Last updated: 30 September 2015

eBay Chief Executive John Donahoe recently claimed that NFC stands for “Not for Commerce”, when discussing Near Field Communication being used to turn cell phones into mobile wallets. At Mobile World Congress, Russell Buckley said something along the same lines.

Apple has not yet backed the technology as many were expecting, but many of the largest US carriers and credit card companies have embraced the innovation as a way of showcasing their ambition. As we learned from our Contactless Challenge, one reason it’s not yet a mainstream method of payment is that merchants have been reluctant to spend money to upgrade their checkout terminals, until NFC is more widely adopted. This makes it a classic chicken & egg situation.

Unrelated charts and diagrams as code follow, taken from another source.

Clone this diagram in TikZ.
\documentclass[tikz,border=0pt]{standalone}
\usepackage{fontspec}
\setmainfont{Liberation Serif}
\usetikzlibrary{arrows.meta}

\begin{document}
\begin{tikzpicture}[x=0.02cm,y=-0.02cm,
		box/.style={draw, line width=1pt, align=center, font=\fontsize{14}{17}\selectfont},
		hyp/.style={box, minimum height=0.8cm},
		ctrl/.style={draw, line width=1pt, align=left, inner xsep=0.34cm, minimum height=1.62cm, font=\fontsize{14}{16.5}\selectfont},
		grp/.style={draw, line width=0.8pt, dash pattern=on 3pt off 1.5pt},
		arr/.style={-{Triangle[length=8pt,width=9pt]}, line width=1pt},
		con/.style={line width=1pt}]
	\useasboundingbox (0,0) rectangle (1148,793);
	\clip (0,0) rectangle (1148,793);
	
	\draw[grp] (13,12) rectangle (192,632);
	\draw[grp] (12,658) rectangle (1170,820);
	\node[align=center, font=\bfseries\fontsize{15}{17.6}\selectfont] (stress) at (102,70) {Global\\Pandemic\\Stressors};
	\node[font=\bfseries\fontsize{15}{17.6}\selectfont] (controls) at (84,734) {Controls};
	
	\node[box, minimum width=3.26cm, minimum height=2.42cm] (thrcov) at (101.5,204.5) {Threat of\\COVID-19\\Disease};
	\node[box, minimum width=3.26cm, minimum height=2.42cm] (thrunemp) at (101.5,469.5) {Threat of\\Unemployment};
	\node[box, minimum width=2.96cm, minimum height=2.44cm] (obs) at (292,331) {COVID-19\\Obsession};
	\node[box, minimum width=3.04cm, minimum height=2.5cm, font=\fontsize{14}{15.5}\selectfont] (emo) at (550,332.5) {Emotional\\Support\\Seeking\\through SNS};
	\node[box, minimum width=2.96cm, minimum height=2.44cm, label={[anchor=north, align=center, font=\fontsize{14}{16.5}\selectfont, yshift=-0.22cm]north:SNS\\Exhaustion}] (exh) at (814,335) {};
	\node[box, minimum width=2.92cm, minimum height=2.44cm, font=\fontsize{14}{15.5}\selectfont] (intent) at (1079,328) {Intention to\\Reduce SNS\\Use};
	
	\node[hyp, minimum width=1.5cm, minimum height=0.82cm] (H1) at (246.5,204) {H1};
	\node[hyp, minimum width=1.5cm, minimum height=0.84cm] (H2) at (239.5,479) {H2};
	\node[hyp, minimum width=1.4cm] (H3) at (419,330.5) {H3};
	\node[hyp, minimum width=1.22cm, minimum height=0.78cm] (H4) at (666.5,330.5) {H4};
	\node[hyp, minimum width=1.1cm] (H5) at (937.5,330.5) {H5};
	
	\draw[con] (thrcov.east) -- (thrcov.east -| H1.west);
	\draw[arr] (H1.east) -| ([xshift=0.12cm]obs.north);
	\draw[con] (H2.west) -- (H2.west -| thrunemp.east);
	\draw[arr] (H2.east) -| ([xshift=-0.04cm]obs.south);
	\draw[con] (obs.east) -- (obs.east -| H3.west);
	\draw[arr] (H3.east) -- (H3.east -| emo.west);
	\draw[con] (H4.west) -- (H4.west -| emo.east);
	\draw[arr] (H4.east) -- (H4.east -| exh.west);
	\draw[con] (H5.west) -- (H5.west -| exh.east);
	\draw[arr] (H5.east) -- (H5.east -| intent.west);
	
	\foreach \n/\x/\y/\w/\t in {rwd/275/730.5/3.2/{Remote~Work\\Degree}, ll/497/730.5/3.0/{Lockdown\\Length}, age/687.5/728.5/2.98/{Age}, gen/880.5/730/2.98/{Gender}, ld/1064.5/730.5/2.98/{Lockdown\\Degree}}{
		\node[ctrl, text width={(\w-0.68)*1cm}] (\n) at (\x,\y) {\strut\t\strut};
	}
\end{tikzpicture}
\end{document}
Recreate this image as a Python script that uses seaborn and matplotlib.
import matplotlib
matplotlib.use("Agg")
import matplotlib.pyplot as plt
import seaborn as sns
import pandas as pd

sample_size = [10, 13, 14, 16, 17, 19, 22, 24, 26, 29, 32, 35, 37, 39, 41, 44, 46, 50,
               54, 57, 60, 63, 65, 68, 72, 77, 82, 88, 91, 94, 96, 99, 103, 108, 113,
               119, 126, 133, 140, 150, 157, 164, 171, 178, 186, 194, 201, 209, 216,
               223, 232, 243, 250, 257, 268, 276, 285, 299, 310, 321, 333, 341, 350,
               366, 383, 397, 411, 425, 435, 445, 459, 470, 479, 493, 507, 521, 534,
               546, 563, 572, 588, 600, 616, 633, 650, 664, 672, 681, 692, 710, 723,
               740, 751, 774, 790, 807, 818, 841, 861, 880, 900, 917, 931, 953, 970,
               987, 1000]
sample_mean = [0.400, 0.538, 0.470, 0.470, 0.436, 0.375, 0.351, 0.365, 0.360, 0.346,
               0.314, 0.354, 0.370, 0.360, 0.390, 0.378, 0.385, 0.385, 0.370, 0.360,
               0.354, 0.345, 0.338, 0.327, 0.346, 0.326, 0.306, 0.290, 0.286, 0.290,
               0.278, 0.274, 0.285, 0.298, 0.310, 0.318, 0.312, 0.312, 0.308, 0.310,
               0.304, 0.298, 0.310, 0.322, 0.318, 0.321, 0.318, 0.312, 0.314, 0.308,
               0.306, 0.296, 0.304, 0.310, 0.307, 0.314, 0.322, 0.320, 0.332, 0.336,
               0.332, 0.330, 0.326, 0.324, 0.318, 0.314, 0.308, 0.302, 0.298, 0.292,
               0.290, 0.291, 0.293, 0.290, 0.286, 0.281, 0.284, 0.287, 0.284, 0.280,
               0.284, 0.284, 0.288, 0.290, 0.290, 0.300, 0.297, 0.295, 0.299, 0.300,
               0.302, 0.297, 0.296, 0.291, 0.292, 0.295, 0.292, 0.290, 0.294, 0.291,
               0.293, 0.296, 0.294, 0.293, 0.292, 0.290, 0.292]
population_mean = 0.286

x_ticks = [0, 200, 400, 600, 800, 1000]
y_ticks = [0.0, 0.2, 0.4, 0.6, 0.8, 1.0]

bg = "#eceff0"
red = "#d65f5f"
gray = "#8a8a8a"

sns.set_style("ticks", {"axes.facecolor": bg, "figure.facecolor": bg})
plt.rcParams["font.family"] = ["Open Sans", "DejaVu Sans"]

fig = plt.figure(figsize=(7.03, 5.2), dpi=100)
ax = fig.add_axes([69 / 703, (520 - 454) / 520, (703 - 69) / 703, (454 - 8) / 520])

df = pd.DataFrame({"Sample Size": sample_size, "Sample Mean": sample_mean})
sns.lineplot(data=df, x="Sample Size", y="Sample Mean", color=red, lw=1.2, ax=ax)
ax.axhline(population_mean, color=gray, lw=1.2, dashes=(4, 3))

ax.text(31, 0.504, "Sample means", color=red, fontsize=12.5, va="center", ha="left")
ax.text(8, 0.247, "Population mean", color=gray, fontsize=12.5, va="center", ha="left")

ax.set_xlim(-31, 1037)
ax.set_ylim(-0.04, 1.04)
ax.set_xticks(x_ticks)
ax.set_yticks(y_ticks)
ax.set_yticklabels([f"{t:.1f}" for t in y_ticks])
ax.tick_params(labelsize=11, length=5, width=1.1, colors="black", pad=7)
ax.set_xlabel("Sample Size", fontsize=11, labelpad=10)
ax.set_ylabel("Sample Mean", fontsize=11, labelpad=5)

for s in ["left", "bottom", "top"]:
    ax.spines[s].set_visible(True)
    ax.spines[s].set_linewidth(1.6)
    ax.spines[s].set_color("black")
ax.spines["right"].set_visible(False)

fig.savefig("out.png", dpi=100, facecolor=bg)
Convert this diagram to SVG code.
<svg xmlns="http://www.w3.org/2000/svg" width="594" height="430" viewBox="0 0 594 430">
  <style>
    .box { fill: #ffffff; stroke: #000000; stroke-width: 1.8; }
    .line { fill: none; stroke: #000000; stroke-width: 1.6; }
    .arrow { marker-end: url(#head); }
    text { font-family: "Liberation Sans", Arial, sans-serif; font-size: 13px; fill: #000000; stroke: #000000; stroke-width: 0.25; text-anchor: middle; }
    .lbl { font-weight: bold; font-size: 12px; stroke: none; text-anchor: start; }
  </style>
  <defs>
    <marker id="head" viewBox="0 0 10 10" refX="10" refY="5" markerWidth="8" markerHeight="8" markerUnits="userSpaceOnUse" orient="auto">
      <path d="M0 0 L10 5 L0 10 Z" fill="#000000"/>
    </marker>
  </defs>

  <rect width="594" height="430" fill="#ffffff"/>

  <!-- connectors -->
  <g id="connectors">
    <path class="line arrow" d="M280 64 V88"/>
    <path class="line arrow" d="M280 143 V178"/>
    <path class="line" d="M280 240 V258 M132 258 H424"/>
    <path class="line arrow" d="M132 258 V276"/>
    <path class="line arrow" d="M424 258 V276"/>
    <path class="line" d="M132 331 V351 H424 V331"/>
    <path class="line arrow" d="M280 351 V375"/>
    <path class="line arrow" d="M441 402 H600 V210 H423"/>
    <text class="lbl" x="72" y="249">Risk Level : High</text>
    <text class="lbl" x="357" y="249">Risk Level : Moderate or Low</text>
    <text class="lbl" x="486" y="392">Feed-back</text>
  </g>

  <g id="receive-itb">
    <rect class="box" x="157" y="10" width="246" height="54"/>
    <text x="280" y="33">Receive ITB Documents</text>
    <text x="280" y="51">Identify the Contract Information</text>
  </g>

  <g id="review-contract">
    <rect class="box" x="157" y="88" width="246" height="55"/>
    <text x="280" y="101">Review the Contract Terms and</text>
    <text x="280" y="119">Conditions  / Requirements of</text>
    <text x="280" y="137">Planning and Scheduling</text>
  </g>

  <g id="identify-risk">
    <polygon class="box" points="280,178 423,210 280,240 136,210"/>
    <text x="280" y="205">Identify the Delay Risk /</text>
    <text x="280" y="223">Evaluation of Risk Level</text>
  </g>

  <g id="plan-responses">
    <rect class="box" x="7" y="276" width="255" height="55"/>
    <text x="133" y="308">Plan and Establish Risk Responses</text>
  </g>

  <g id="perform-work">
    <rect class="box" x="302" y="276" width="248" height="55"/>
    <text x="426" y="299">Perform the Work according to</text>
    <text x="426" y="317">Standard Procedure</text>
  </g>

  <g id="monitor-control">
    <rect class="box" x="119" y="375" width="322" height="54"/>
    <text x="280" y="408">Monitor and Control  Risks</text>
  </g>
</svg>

We also discovered that several big brands had integrated contactless payment terminals, but when it came to going ‘truly contactless’, smaller merchants were a long way behind. It’s clear that NFC adoption will be led by names like Pret-A-Manger, who revealed recently that their contactless payment revenue in the UK boomed over the past 12 months.

In the U.S., ISIS, the mobile wallet joint venture between Verizon Wireless, AT&T and T-Mobile USA, switched on its NFC payments and offers service in October last year and reports suggest pilots are doing very well, with active users using the wallet five or more times a week.

Despite all the positive vibes that came from the Smart Card Alliance Payments Summit last month, Apple remains a key player in the adoption of NFC payment transactions. Understandably, any snub on innovation by a company the size of Apple will affect adoption. However, as Apple’s Passbook app would suggest, there is a market (it is acknowledging) for loyalty cards, tickets and marketing coupons on a mobile device. NFC will help extend the range of possibilities in this space.

It’s evident to me that there is an appetite for simple, effective use of NFC in services like the POPWings business cards on display at MWC13, available in 190 countries, which speed up digital lives. The uses of NFC technology stretch far beyond payments. Where have you seen it?